I think this setting is a user configuration setting which means it applies
to all users in the heirarchy below the OU to which the GPO is linked.
You'll want to create an OU which includes all user accounts that are not
administrators and link the GPO here that sets the disable changing of
homepage setting.

HTH
--
Mark Renoden [MSFT]
Windows Platform Support Team
Email: (e-mail address removed)

Please note you'll need to strip ".online" from my email address to email
me; I'll post a response back to the group.

This posting is provided "AS IS" with no warranties, and confers no rights.

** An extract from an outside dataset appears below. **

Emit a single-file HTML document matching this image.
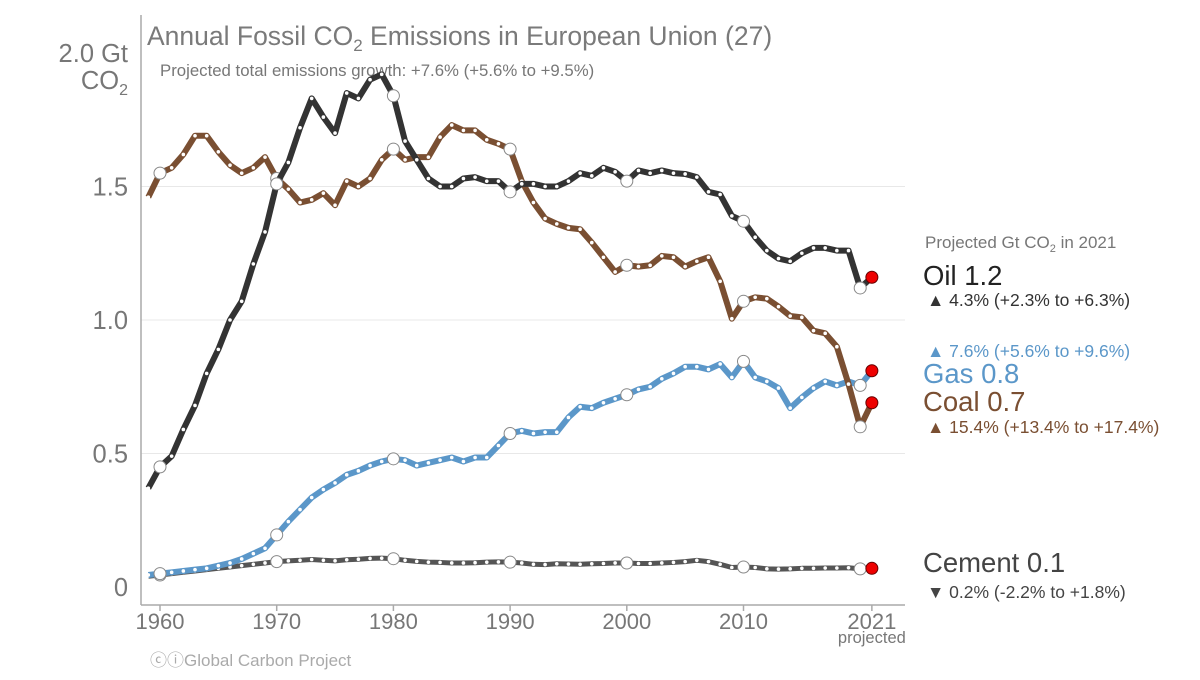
<!DOCTYPE html>
<html><head><meta charset="utf-8"><style>
body{margin:0;background:#fff;font-family:"Liberation Sans",sans-serif}
svg text{font-family:"Liberation Sans",sans-serif}
</style></head><body>
<svg id="chart" width="1200" height="675" xmlns="http://www.w3.org/2000/svg">
<text x="147" y="45" font-size="26.5" fill="#7a7a7a">Annual Fossil CO<tspan font-size="17" dy="6">2</tspan><tspan dy="-6"> Emissions in European Union (27)</tspan></text>
<text x="160" y="76" font-size="16.8" fill="#777">Projected total emissions growth: +7.6% (+5.6% to +9.5%)</text>
<g id="grid"></g>
<g id="axes"></g>
<g id="series"></g>
<g id="labels">
<text x="925" y="248" font-size="17" fill="#777">Projected Gt CO<tspan font-size="11" dy="4">2</tspan><tspan dy="-4"> in 2021</tspan></text>
<text x="923" y="285" font-size="27.5" fill="#222">Oil 1.2</text>
<text x="927" y="306" font-size="17.5" fill="#333">▲ 4.3% (+2.3% to +6.3%)</text>
<text x="927" y="357" font-size="17.5" fill="#5b97c9">▲ 7.6% (+5.6% to +9.6%)</text>
<text x="923" y="383" font-size="27.5" fill="#5b97c9">Gas 0.8</text>
<text x="923" y="411" font-size="27.5" fill="#7a4f32">Coal 0.7</text>
<text x="927" y="433" font-size="17.5" fill="#7a4f32">▲ 15.4% (+13.4% to +17.4%)</text>
<text x="923" y="572" font-size="27.5" fill="#444">Cement 0.1</text>
<text x="927" y="598" font-size="17.5" fill="#444">▼ 0.2% (-2.2% to +1.8%)</text>
<text x="150" y="666" font-size="17" fill="#aaa">ⓒⓘGlobal Carbon Project</text>
</g>
</svg>
<script>
const years=[];for(let y=1959;y<=2021;y++)years.push(y);
const oil=[0.37,0.45,0.49,0.59,0.68,0.80,0.89,1.0,1.07,1.21,1.33,1.51,1.59,1.72,1.83,1.76,1.70,1.85,1.83,1.90,1.92,1.84,1.67,1.60,1.53,1.50,1.50,1.53,1.535,1.52,1.52,1.48,1.51,1.51,1.50,1.50,1.52,1.55,1.54,1.57,1.555,1.52,1.56,1.55,1.56,1.55,1.547,1.535,1.48,1.47,1.39,1.37,1.31,1.26,1.23,1.22,1.25,1.27,1.27,1.26,1.26,1.12,1.16];
const coal=[1.46,1.55,1.57,1.62,1.69,1.69,1.63,1.58,1.55,1.57,1.61,1.53,1.49,1.44,1.45,1.475,1.43,1.52,1.50,1.53,1.60,1.64,1.60,1.61,1.61,1.685,1.73,1.71,1.71,1.675,1.66,1.64,1.52,1.44,1.38,1.36,1.345,1.34,1.29,1.235,1.18,1.205,1.20,1.205,1.24,1.235,1.20,1.22,1.235,1.145,1.005,1.07,1.085,1.08,1.05,1.015,1.01,0.96,0.95,0.90,0.76,0.60,0.69];
const gas=[0.045,0.05,0.055,0.06,0.065,0.07,0.08,0.09,0.105,0.125,0.145,0.195,0.245,0.29,0.335,0.365,0.39,0.42,0.435,0.455,0.47,0.48,0.475,0.455,0.465,0.475,0.485,0.47,0.485,0.485,0.53,0.575,0.585,0.575,0.58,0.58,0.635,0.675,0.67,0.69,0.705,0.72,0.74,0.75,0.78,0.80,0.825,0.825,0.815,0.835,0.785,0.845,0.785,0.77,0.745,0.67,0.71,0.745,0.77,0.755,0.77,0.755,0.81];
const cement=[0.04,0.045,0.05,0.055,0.06,0.065,0.07,0.075,0.08,0.085,0.09,0.095,0.098,0.10,0.103,0.10,0.098,0.102,0.104,0.107,0.108,0.106,0.10,0.096,0.093,0.092,0.09,0.09,0.091,0.093,0.094,0.093,0.09,0.085,0.084,0.087,0.086,0.085,0.087,0.088,0.09,0.09,0.088,0.088,0.09,0.092,0.095,0.1,0.095,0.085,0.073,0.075,0.073,0.068,0.067,0.068,0.07,0.07,0.071,0.071,0.072,0.068,0.07];
const yTicks=[0,0.5,1.0,1.5,2.0];
const yTickLabels=["0","0.5","1.0","1.5","2.0 Gt"];
const xTicks=[1960,1970,1980,1990,2000,2010,2021];
const NS="http://www.w3.org/2000/svg";
const X=yr=>160+(yr-1960)*11.67;
const Y=v=>587-v*267;
function mk(tag,attrs,parent){const e=document.createElementNS(NS,tag);for(const k in attrs)e.setAttribute(k,attrs[k]);parent.appendChild(e);return e;}
const grid=document.getElementById('grid'),axes=document.getElementById('axes'),ser=document.getElementById('series');
yTicks.forEach((t,i)=>{
 if(t>0&&t<2){const l=mk('line',{x1:141,x2:905,y1:Y(t),y2:Y(t),stroke:'#e8e8e8','stroke-width':1},grid);
 
 }
 const tx=mk('text',{x:128,y:Y(t)+9,'font-size':25.5,fill:'#777','text-anchor':'end'},axes);
 tx.textContent=yTickLabels[i];
 
 
});
const co=mk('text',{x:128,y:Y(2.0)+36,'font-size':25.5,fill:'#777','text-anchor':'end'},axes);
co.innerHTML='CO<tspan font-size="16" dy="6">2</tspan>';


const ya=mk('line',{x1:141,x2:141,y1:15,y2:605,stroke:'#aaa','stroke-width':1.5},axes);


const xa=mk('line',{x1:141,x2:905,y1:605,y2:605,stroke:'#aaa','stroke-width':1.5},axes);


xTicks.forEach(t=>{
 const tk=mk('line',{x1:X(t),x2:X(t),y1:605,y2:611,stroke:'#aaa','stroke-width':1.5},axes);
 
 
 const tx=mk('text',{x:X(t),y:629,'font-size':22,fill:'#777','text-anchor':'middle'},axes);
 tx.textContent=t;
 
 
});
const pj=mk('text',{x:X(2021),y:643,'font-size':16.5,fill:'#777','text-anchor':'middle'},axes);
pj.textContent='projected';


function drawSeries(vals,color,w,name){
 const g=mk('g',{},ser);
 
 
 const pts=vals.map((v,i)=>X(years[i])+','+Y(v)).join(' ');
 const pl=mk('polyline',{points:pts,fill:'none',stroke:color,'stroke-width':w,'stroke-linejoin':'round'},g);
 
 
 vals.forEach((v,i)=>{
  const yr=years[i];let c;
  if(yr===2021){c=mk('circle',{cx:X(yr),cy:Y(v),r:6,fill:'#e00',stroke:'#600','stroke-width':1},g);}
  else if(yr%10===0){c=mk('circle',{cx:X(yr),cy:Y(v),r:6,fill:'#fff',stroke:'#888','stroke-width':1},g);}
  else{c=mk('circle',{cx:X(yr),cy:Y(v),r:1.8,fill:'#fff'},g);}
  
  
 });
}
drawSeries(cement,'#555',5,'cement');
drawSeries(gas,'#5b97c9',6,'gas');
drawSeries(coal,'#7a4f32',6,'coal');
drawSeries(oil,'#333',6,'oil');
</script>
</body></html>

I want to make it so my clients cannot change their Homepage in IE. So I
went to Start | Run | mmc | added the Group Policy for clients in the domain
| OK.

In that I set the policy which disallows changing the homepage. Well that
works great on the clients. BUT also on the domain controller which I do
not want. What have I done wrong? Thanks.
 
G

Guest

George,

Something simple to do is controlling who the GPO is applied by use of a
group(s) instread of the Authenticated Users default. Create a group out
there called - for example - POL_DENY_CHANGEHOMEPAGE. Put all the users in
there that you want it to apply to and then add/apply that folder into the
GPO instead of the Authenticated Users.

This is how I manage most of my GPO's anyway. I rarely ever use
Authenticated Users simply so I have some control.
 
P

Philip Nunn

I think you may want to look at Loopback policy processing and set this on a
GPO that affects your DC's "Computer Config>Admin templates>system>group
policy" the setting you want is User Group Policy loopback processing mode;
set it to Replace. What this will do is apply the user settings that affect
the computer, not the ones normally assinged to the user. so as long as the
"disable changing homepage" setting is not on any GPO that is linked to the
OU where your DC's are then this should work for you.

Philip Nunn

Yes I did that Kevin. It got overridden. Didn't work.
 
G

George Hester

Philip that may be what is necessary I do not know because I am not familiar with what you said. But I can tell you I
did it this way:

Start | Run | mmc | OK | Console | Add\Remove Snap-in... | Add... | Group Policy | Add | Browse... | Computers |
Another Computer | I chose the client (only one) | OK | OK | Finish | Close | OK Saved the Console settings.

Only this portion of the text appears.